Love them or not, ebikes are changing transportation. More and more, they will replace cars for daily commutes. Continued incentives and rebates make ebikes reasonable to own, too.
In Durango, the 2023 bike rebate application window closed with program funds fully allocated. But the state is offering rounds of rebate lotteries through October, where residents can try for up to $1,750 as Colorado launches a program aimed at reducing pollution from driving. Approximately 7,000 Coloradans will receive rebates this year through a $6.6 million allocation from the state’s Air Quality Improvement Investments program. Ten years from now, the number of electric bikes could easily rival vehicles on the road.
People need safe places to ride before leaving vehicles parked at home, and this bike trail perfectly connects the Hermosa Valley to Durango.
Trail enthusiast and retired architect Bob Wolff has a design in hand for a bridge over Hermosa Creek with a name already selected – the Ed Zink Memorial Bridge. A fitting tribute to the late civic-minded man skilled at boosterism who “put Durango on the map in the cycling world,” Wolff said. The trail would extend north for Hermosa residents and heading south, the trail would eventually connect with the Animas River Trail. “If we have the bridge, the trail will come,” Wolff said.
That is, after the money. If a federal grant requires a governmental fiscal agent, for example, the county could be that agent, with funds passing through the county before being spent on construction.
Too early to know whether the juice is worth the squeeze, but we like the prospects.
In February 2023, we opined about the Hermosa to Durango Bike Trail after the Southwest Transportation Planning Region added the proposed project to the 2045 Long Range Plan. STPR’s commission of reps from 16 political jurisdictions from Archuleta County to the Ute Mountain Ute Tribe to Dolores, voted unanimously for it. The STPR can bump up the trail ranking, prioritizing it to land on CDOT’s 10-year plan.

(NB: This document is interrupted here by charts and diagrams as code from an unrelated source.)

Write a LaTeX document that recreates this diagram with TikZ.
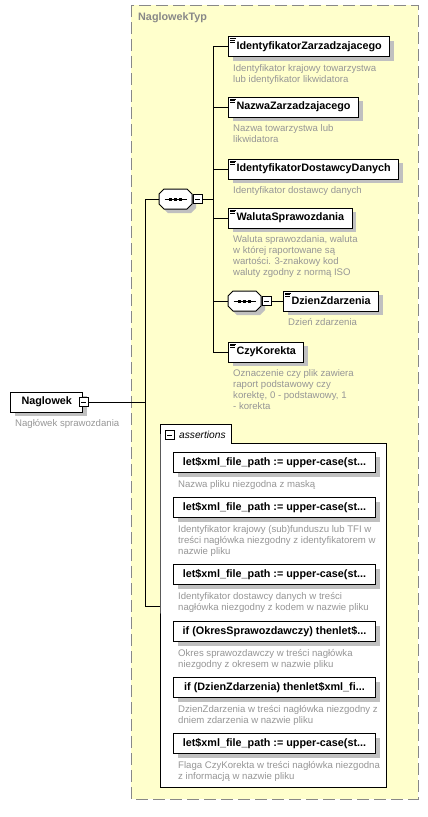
\documentclass[tikz,border=0pt]{standalone}
\usepackage{fontspec}
\setmainfont{Liberation Sans}
\usetikzlibrary{shadows}

\definecolor{typfill}{RGB}{255,255,204}
\definecolor{typline}{RGB}{136,136,136}
\definecolor{desc}{RGB}{150,150,150}
\definecolor{shade}{RGB}{192,192,192}

% three short lines in the corner of an element box
\newcommand\elemicon[1]{%
  \draw[line width=0.6pt] ([shift={(2,2.5)}]#1.north west) -- ++(6,0)
    ([shift={(2,4.2)}]#1.north west) -- ++(4.5,0)
    ([shift={(2,5.9)}]#1.north west) -- ++(4.5,0);}

% sequence compositor drawn over an empty node
\newcommand\seqmark[1]{%
  \pic[fill=shade] at ([shift={(4,4)}]#1.west) {octa};
  \pic[draw, fill=white, line width=1pt] at (#1.west) {octa};
  \draw[line width=0.8pt] (#1.center) ++(-11,0) -- ++(22,0);
  \foreach \dx in {-5,0,5}{
    \fill ([shift={(\dx-1.5,-1.5)}]#1.center) rectangle ++(3,3);
  }}

\begin{document}
\begin{tikzpicture}[x=1pt, y=-1pt,
    elem/.style={draw, fill=white, line width=1pt, minimum height=20pt, inner xsep=8pt, inner ysep=0pt,
      anchor=west, font=\fontsize{10.8}{12}\selectfont\bfseries,
      drop shadow={shadow xshift=4pt, shadow yshift=-4pt, fill=shade, opacity=1}},
    asrt/.style={elem, minimum width=202pt, anchor=north west},
    note/.style={anchor=north west, inner sep=0pt, align=left, text=desc, font=\fontsize{9.6}{11}\selectfont},
    minus/.style={draw, fill=white, line width=0.8pt, minimum size=9pt, inner sep=0pt,
      path picture={\draw ([xshift=2pt]path picture bounding box.west) -- ([xshift=-2pt]path picture bounding box.east);}},
    seq/.style={minimum width=33pt, minimum height=20pt, inner sep=0pt, outer sep=0pt, anchor=west},
    octa/.pic={\path[pic actions] (0,-5) -- (5,-10) -- (28,-10) -- (33,-5) -- (33,5) -- (28,10) -- (5,10) -- (0,5) -- cycle;},
    conn/.style={line width=1pt}
  ]
  \useasboundingbox (0,0) rectangle (428,817);

  % the type box
  \draw[typline, fill=typfill, dash pattern=on 12pt off 5pt, line width=1pt] (131,5) rectangle (418,799);
  \node[anchor=west, inner sep=0pt, text=typline, font=\fontsize{10.8}{12}\selectfont\bfseries] (typname) at (138,18) {NaglowekTyp};

  % root element
  \node[elem, inner xsep=11pt] (naglowek) at (10,402) {Naglowek};
  \node[minus] (naglowekm) at (naglowek.east) {};
  \node[note] (naglowekd) at ([shift={(5,7)}]naglowek.south west) {Nagłówek sprawozdania};

  % sequence
  \node[seq] (seqa) at (159,199) {};
  \seqmark{seqa}
  \node[minus, anchor=west] (seqam) at ([xshift=1pt]seqa.east) {};
  \coordinate (busa) at (213,199);
  \draw[conn] (seqam) -- (busa);

  \node[elem] (idzarz) at (228,46.5) {IdentyfikatorZarzadzajacego};
  \node[elem] (nazwa) at (228,107) {NazwaZarzadzajacego};
  \node[elem] (iddost) at (228,169) {IdentyfikatorDostawcyDanych};
  \node[elem] (waluta) at (228,218) {WalutaSprawozdania};
  \node[seq] (seqb) at (228,301) {};
  \seqmark{seqb}
  \node[minus, anchor=west] (seqbm) at ([xshift=1pt]seqb.east) {};
  \node[elem] (dzien) at (283,301) {DzienZdarzenia};
  \node[elem] (korekta) at (228,352) {CzyKorekta};

  \foreach \e in {idzarz,nazwa,iddost,waluta,seqb,korekta}{
    \draw[conn] (busa) |- (\e.west);
  }
  \draw[conn] (seqbm) -- (dzien);
  \foreach \e in {idzarz,nazwa,iddost,waluta,dzien,korekta}{
    \elemicon{\e}
  }

  \node[note] (idzarzd) at ([shift={(5,7)}]idzarz.south west) {Identyfikator krajowy towarzystwa\\lub identyfikator likwidatora};
  \node[note] (nazwad) at ([shift={(5,7)}]nazwa.south west) {Nazwa towarzystwa lub\\likwidatora};
  \node[note] (iddostd) at ([shift={(5,7)}]iddost.south west) {Identyfikator dostawcy danych};
  \node[note] (walutad) at ([shift={(5,7)}]waluta.south west) {Waluta sprawozdania, waluta\\w której raportowane są\\wartości. 3-znakowy kod\\waluty zgodny z normą ISO};
  \node[note] (dziend) at ([shift={(5,7)}]dzien.south west) {Dzień zdarzenia};
  \node[note] (korektad) at ([shift={(5,7)}]korekta.south west) {Oznaczenie czy plik zawiera\\raport podstawowy czy\\korektę, 0 - podstawowy, 1\\- korekta};

  % assertions
  \draw[line width=1pt, fill=white] (160,443) -- (160,424) -- (231,424) -- (231,443) -- (386,443) -- (386,787) -- (160,787) -- cycle;
  \node[minus] (asrtm) at (169.5,435) {};
  \node[anchor=west, inner sep=0pt, font=\fontsize{10.2}{12}\selectfont\itshape] (asrtname) at (179,435) {assertions};
  \coordinate (asrtw) at (160,606);

  \node[asrt] (as1) at (173,452) {let\$xml\_file\_path := upper-case(st...};
  \node[asrt] (as2) at (173,497) {let\$xml\_file\_path := upper-case(st...};
  \node[asrt] (as3) at (173,564) {let\$xml\_file\_path := upper-case(st...};
  \node[asrt] (as4) at (173,621) {if (OkresSprawozdawczy) thenlet\$...};
  \node[asrt] (as5) at (173,677) {if (DzienZdarzenia) thenlet\$xml\_fi...};
  \node[asrt] (as6) at (173,733) {let\$xml\_file\_path := upper-case(st...};

  \node[note] (as1d) at ([shift={(5,7)}]as1.south west) {Nazwa pliku niezgodna z maską};
  \node[note] (as2d) at ([shift={(5,7)}]as2.south west) {Identyfikator krajowy (sub)funduszu lub TFI w\\treści nagłówka niezgodny z identyfikatorem w\\nazwie pliku};
  \node[note] (as3d) at ([shift={(5,7)}]as3.south west) {Identyfikator dostawcy danych w treści\\nagłówka niezgodny z kodem w nazwie pliku};
  \node[note] (as4d) at ([shift={(5,7)}]as4.south west) {Okres sprawozdawczy w treści nagłówka\\niezgodny z okresem w nazwie pliku};
  \node[note] (as5d) at ([shift={(5,7)}]as5.south west) {DzienZdarzenia w treści nagłówka niezgodny z\\dniem zdarzenia w nazwie pliku};
  \node[note] (as6d) at ([shift={(5,7)}]as6.south west) {Flaga CzyKorekta w treści nagłówka niezgodna\\z informacją w nazwie pliku};

  % root connectors
  \coordinate (busr) at (145,402);
  \draw[conn] (naglowekm) -- (busr);
  \draw[conn] (busr) |- (seqa.west);
  \draw[conn] (busr) |- (asrtw);
\end{tikzpicture}
\end{document}
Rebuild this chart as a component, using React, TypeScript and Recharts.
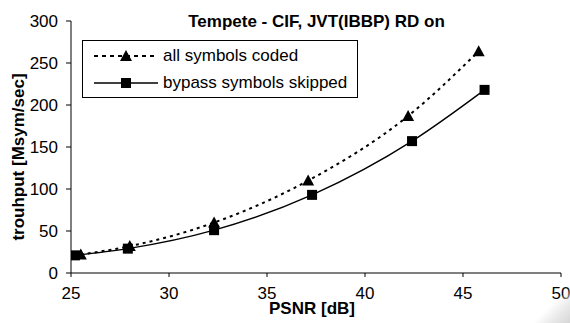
import React from "react";
import { LineChart, Line, XAxis, YAxis, Label } from "recharts";

// PSNR [dB] / throughput [Msym/sec]
const allCodedPsnr = [25.5, 28.0, 32.3, 37.1, 42.2, 45.8];
const allCodedRate = [22, 32, 60, 110, 187, 264];
const bypassPsnr = [25.2, 27.9, 32.3, 37.3, 42.4, 46.1];
const bypassRate = [21, 29, 51, 93, 157, 218];

const xTicks = [25, 30, 35, 40, 45, 50];
const yTicks = [0, 50, 100, 150, 200, 250, 300];

const allCoded = allCodedPsnr.map((x, i) => ({ x, y: allCodedRate[i] }));
const bypass = bypassPsnr.map((x, i) => ({ x, y: bypassRate[i] }));

const FONT = "Arial, 'Liberation Sans', Helvetica, sans-serif";

function Triangle({ cx, cy }: { cx?: number; cy?: number }) {
  if (cx == null || cy == null) return null;
  return <path d={`M${cx},${cy - 6}L${cx + 6},${cy + 5}L${cx - 6},${cy + 5}Z`} fill="#000" />;
}

function Square({ cx, cy }: { cx?: number; cy?: number }) {
  if (cx == null || cy == null) return null;
  return <rect x={cx - 5} y={cy - 5} width={10} height={10} fill="#000" />;
}

function LegendBox() {
  const row = (dashed: boolean, marker: React.ReactNode, text: string) => (
    <div style={{ display: "flex", alignItems: "center", height: 27 }}>
      <svg width={66} height={14} style={{ marginLeft: 11 }}>
        <line
          x1={0}
          y1={7}
          x2={64}
          y2={7}
          stroke="#000"
          strokeWidth={dashed ? 2 : 1.3}
          strokeDasharray={dashed ? "4 4" : undefined}
        />
        {marker}
      </svg>
      <span style={{ marginLeft: 3, fontSize: 17, lineHeight: "17px" }}>{text}</span>
    </div>
  );
  return (
    <div
      style={{
        position: "absolute",
        left: 82,
        top: 40,
        width: 274,
        height: 55,
        border: "1px solid #000",
        background: "#fff",
        fontFamily: FONT,
        paddingTop: 1,
        boxSizing: "content-box",
      }}
    >
      {row(true, <Triangle cx={32} cy={7} />, "all symbols coded")}
      {row(false, <Square cx={32} cy={7} />, "bypass symbols skipped")}
    </div>
  );
}

function YTitle({ viewBox }: any) {
  const cx = 18;
  const cy = viewBox.y + viewBox.height / 2 + 10;
  return (
    <text
      x={cx}
      y={cy}
      transform={`rotate(-90, ${cx}, ${cy})`}
      textAnchor="middle"
      dominantBaseline="central"
      fontFamily={FONT}
      fontSize={17}
      fontWeight="bold"
      fill="#000"
    >
      trouhput [Msym/sec]
    </text>
  );
}

function XTitle({ viewBox }: any) {
  const cx = viewBox.x + viewBox.width / 2 - 4;
  return (
    <text
      x={cx}
      y={viewBox.y + 41}
      textAnchor="middle"
      fontFamily={FONT}
      fontSize={17}
      fontWeight="bold"
      fill="#000"
    >
      PSNR [dB]
    </text>
  );
}

export default function App() {
  return (
    <div
      style={{
        position: "absolute",
        left: 0,
        top: 0,
        width: 570,
        height: 323,
        background: "#fff",
        overflow: "hidden",
      }}
    >
      <LineChart width={570} height={323} margin={{ top: 21, right: 9, bottom: 0, left: 0 }}>
        <XAxis
          dataKey="x"
          type="number"
          domain={[25, 50]}
          ticks={xTicks}
          allowDataOverflow
          height={50}
          stroke="#000"
          tickSize={4}
          tickMargin={10}
          tick={{ fill: "#000", fontSize: 17, fontFamily: FONT }}
        >
          <Label content={<XTitle />} />
        </XAxis>
        <YAxis
          dataKey="y"
          type="number"
          domain={[0, 300]}
          ticks={yTicks}
          width={71}
          stroke="#000"
          tickSize={5}
          tickMargin={8}
          tick={{ fill: "#000", fontSize: 17, fontFamily: FONT }}
        >
          <Label content={<YTitle />} />
        </YAxis>
        <Line
          data={allCoded}
          dataKey="y"
          type="monotone"
          stroke="#000"
          strokeWidth={2}
          strokeDasharray="3 4"
          dot={<Triangle />}
          activeDot={false}
          isAnimationActive={false}
        />
        <Line
          data={bypass}
          dataKey="y"
          type="monotone"
          stroke="#000"
          strokeWidth={1.4}
          dot={<Square />}
          activeDot={false}
          isAnimationActive={false}
        />
      </LineChart>
      <LegendBox />
      <div
        style={{
          position: "absolute",
          left: 178,
          top: 12,
          width: 277,
          textAlign: "center",
          fontFamily: FONT,
          fontSize: 17,
          fontWeight: "bold",
          lineHeight: "20px",
          whiteSpace: "nowrap",
        }}
      >
        Tempete - CIF, JVT(IBBP) RD on
      </div>
      <div
        style={{
          position: "absolute",
          left: 525,
          top: 285,
          width: 45,
          height: 38,
          background:
            "linear-gradient(135deg, rgba(255,255,255,0) 55%, #e8e8e8 78%, #d6d6d6 100%)",
        }}
      />
    </div>
  );
}
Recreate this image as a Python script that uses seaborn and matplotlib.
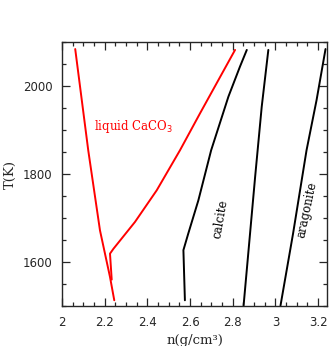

A longtime cyclist, Wolff first fell in love with an ebike in Zink’s barn. He took it for a spin, and the exhilaration of going farther and faster plastered a smile on his face.
The county’s interest and willingness to discuss the project with the city moves along the Hermosa to Durango Bike Trail project. The joint sales tax fund is the way to go.
Pardon us, but we have to say it – build it and they will ride it.